You will need to share your illness for a variety of reasons. One reason is so family and friends can help you if you have a medical emergency or crisis. Another reason is so that others know why your energy levels are low and why you are unable to complete tasks at home. Reach out and share because people care about you and actually want to support and help you.
Remember you are the expert.
When it comes to your experience with your heart condition, you are the expert. If you have questions about pain management and managing your symptoms, work with your doctor. But in the end, you know what is best for you. Learn everything you can about your illness so you can manage your heart condition better. Become an active partner with your doctor so you are able to understand what makes your condition better or worse, what you can to do to manage flare-ups, and what you can expect from your doctor and yourself.
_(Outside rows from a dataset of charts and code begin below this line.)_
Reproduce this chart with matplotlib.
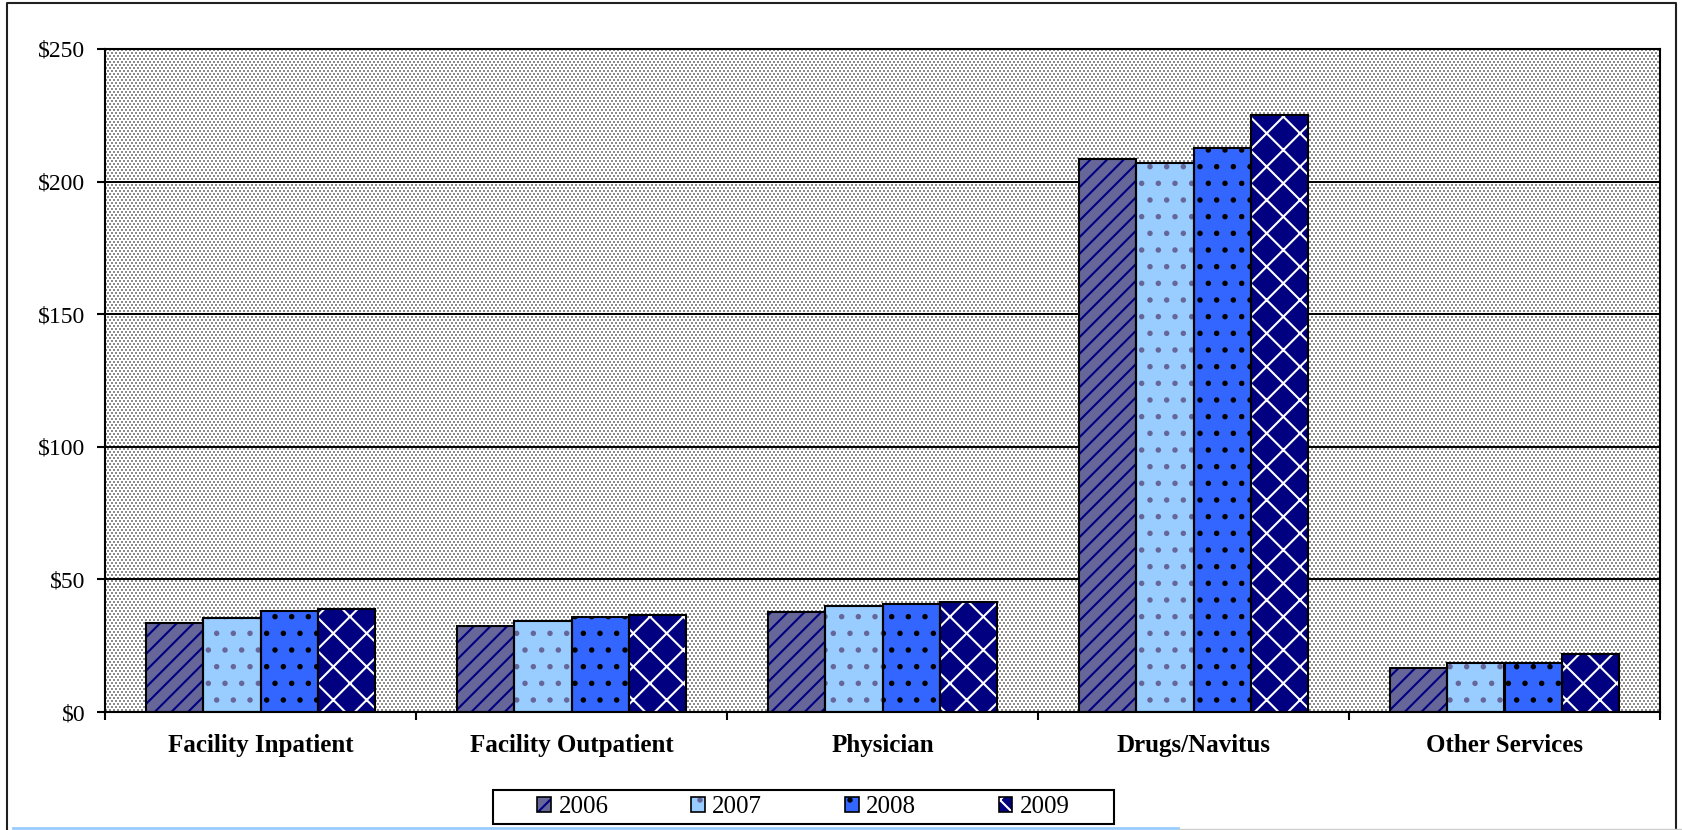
import numpy as np
import matplotlib
matplotlib.use("Agg")
import matplotlib.pyplot as plt
from matplotlib.patches import Patch, Rectangle
from matplotlib.lines import Line2D

# cost per member per month by service type
categories = ["Facility Inpatient", "Facility Outpatient", "Physician",
              "Drugs/Navitus", "Other Services"]
years = ["2006", "2007", "2008", "2009"]
cost_2006 = [33.4, 32.5, 37.8, 208.4, 16.7]
cost_2007 = [35.6, 34.2, 39.8, 206.9, 18.4]
cost_2008 = [38.2, 35.8, 40.6, 212.5, 18.4]
cost_2009 = [39.0, 36.6, 41.4, 225.2, 21.8]
series = [cost_2006, cost_2007, cost_2008, cost_2009]

yticks = [0, 50, 100, 150, 200, 250]
ytick_labels = ["$0", "$50", "$100", "$150", "$200", "$250"]

faces = ["#666699", "#99ccff", "#3366ff", "#000080"]
hatch_cols = ["#000080", "#666699", "#000000", "#ffffff"]
hatches = ["//", ".", ".", "x"]

plt.rcParams['font.family'] = ['Liberation Serif', 'DejaVu Serif']
plt.rcParams['hatch.linewidth'] = 1.5

W, H = 1683, 830
fig = plt.figure(figsize=(W / 100, H / 100), dpi=100)
fig.patch.set_facecolor("white")

# plot area position in pixels
ax_l, ax_r, ax_t, ax_b = 105, 1660, 49, 712
ax = fig.add_axes([ax_l / W, (H - ax_b) / H, (ax_r - ax_l) / W, (ax_b - ax_t) / H])
ax.patch.set_visible(False)

# dotted gray fill behind the plot area: 2x2 dots, staggered rows
ph, pw = ax_b - ax_t, ax_r - ax_l
tex = np.ones((ph, pw, 3))
for r in range(0, ph, 3):
    off = 0 if (r // 3) % 2 == 0 else 2
    tex[r:r + 2, off::4] = 0.55
    tex[r:r + 2, off + 1::4] = 0.55
fig.figimage(tex, xo=ax_l, yo=H - ax_b, zorder=-1, origin='upper')

x = np.arange(len(categories))
w = 0.1833
handles = []
for i, vals in enumerate(series):
    pos = x + (i - 1.5) * w
    ax.bar(pos, vals, w, color=faces[i], hatch=hatches[i],
           edgecolor=hatch_cols[i], linewidth=0, zorder=2)
    ax.bar(pos, vals, w, fill=False, edgecolor="black", linewidth=1.5, zorder=3)
    handles.append((Patch(facecolor=faces[i], hatch=hatches[i],
                          edgecolor=hatch_cols[i], linewidth=0),
                    Patch(fill=False, edgecolor="black", linewidth=1.2)))

ax.set_xlim(-0.5, len(categories) - 0.5)
ax.set_ylim(0, 250)
ax.set_yticks(yticks, ytick_labels)
ax.set_xticks(x, categories, fontweight="bold")
ax.set_xticks(np.arange(-0.5, len(categories)), minor=True)
ax.tick_params(axis="x", which="major", length=0, pad=16, labelsize=18)
ax.tick_params(axis="x", which="minor", length=6, width=1.5, direction="out")
ax.tick_params(axis="y", length=6, width=1.5, pad=8, labelsize=17)
ax.set_axisbelow(True)
ax.yaxis.grid(True, color="black", linewidth=1.4)
for sp in ax.spines.values():
    sp.set_color("black")
    sp.set_linewidth(1.5)

# legend box drawn separately so its size is fixed
lg_l, lg_r, lg_t, lg_b = 493, 1114, 790, 824
fig.add_artist(Rectangle((lg_l / W, (H - lg_b) / H), (lg_r - lg_l) / W, (lg_b - lg_t) / H,
                         transform=fig.transFigure, facecolor="white",
                         edgecolor="black", linewidth=1.5))
leg = fig.legend(handles, years, loc="center", ncol=4, frameon=False,
                 bbox_to_anchor=((lg_l + lg_r) / 2 / W, (H - (lg_t + lg_b) / 2) / H),
                 handlelength=0.55, handleheight=0.55, handletextpad=0.3,
                 columnspacing=3.3, borderpad=0, fontsize=18)
leg.set_zorder(5)

# outer frame and bottom rule
fig.add_artist(Line2D([7 / W, 7 / W, 1676 / W, 1676 / W], [0, 1 - 3 / H, 1 - 3 / H, 0],
                      transform=fig.transFigure, color="#202020", linewidth=1.5))
fig.add_artist(Line2D([13 / W, 1178 / W], [2 / H, 2 / H], transform=fig.transFigure,
                      color="#99ccff", linewidth=2))
fig.add_artist(Line2D([1178 / W, 1], [1 / H, 1 / H], transform=fig.transFigure,
                      color="#cccccc", linewidth=1))

fig.savefig("out.png", dpi=100)
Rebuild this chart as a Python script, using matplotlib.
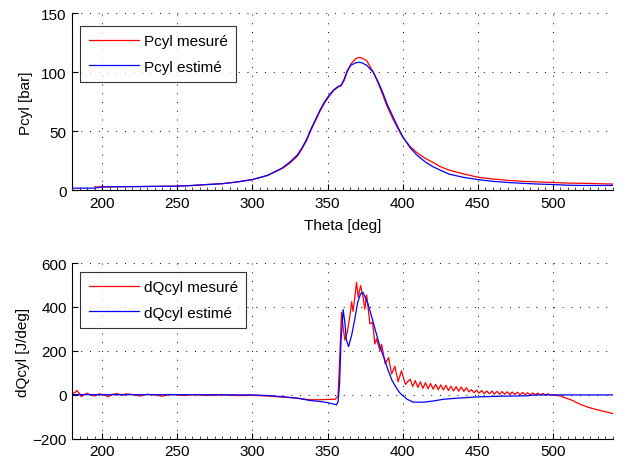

Do not expect anyone else to read up about your illness or learn to manage it. You are the expert, so be prepared to share this information with loved ones and your doctor. You are the one who will answer all the questions on the management of your disease when loved ones, friends, or members of your medical team ask.
Let people help you.
There are many people in your life who genuinely want to help. It is your responsibility to share with loved ones the ways in which they can help you. Help them help you. Sometimes, you may need help with self-care and daily tasks, and other times you may just need someone to talk to.
It is perfectly alright to ask for advice when you need it. Share what you feel comfortable sharing about your condition, your lifestyle, and how you manage your disease. You can always ask people to respect your privacy if you are not up to sharing or if they are asking questions that are too personal for your comfort.
Support groups are also a vital resource to help you learn more about your illness and to feel emotionally supported. You can get involved in online discussions or locate a support group for your illness in your local area. This is a great way to meet others living with the same illness.
Keep reaching out
It is normal to feel that your life is chaotic, and you may often have feelings of fear and grief. You may be tempted to isolate yourself, but don't make that a habit because you will likely become depressed. Continue to reach out to others and do the things you enjoy. This will help boost your moods, increase your self-esteem, and keep you actively involved in your relationships.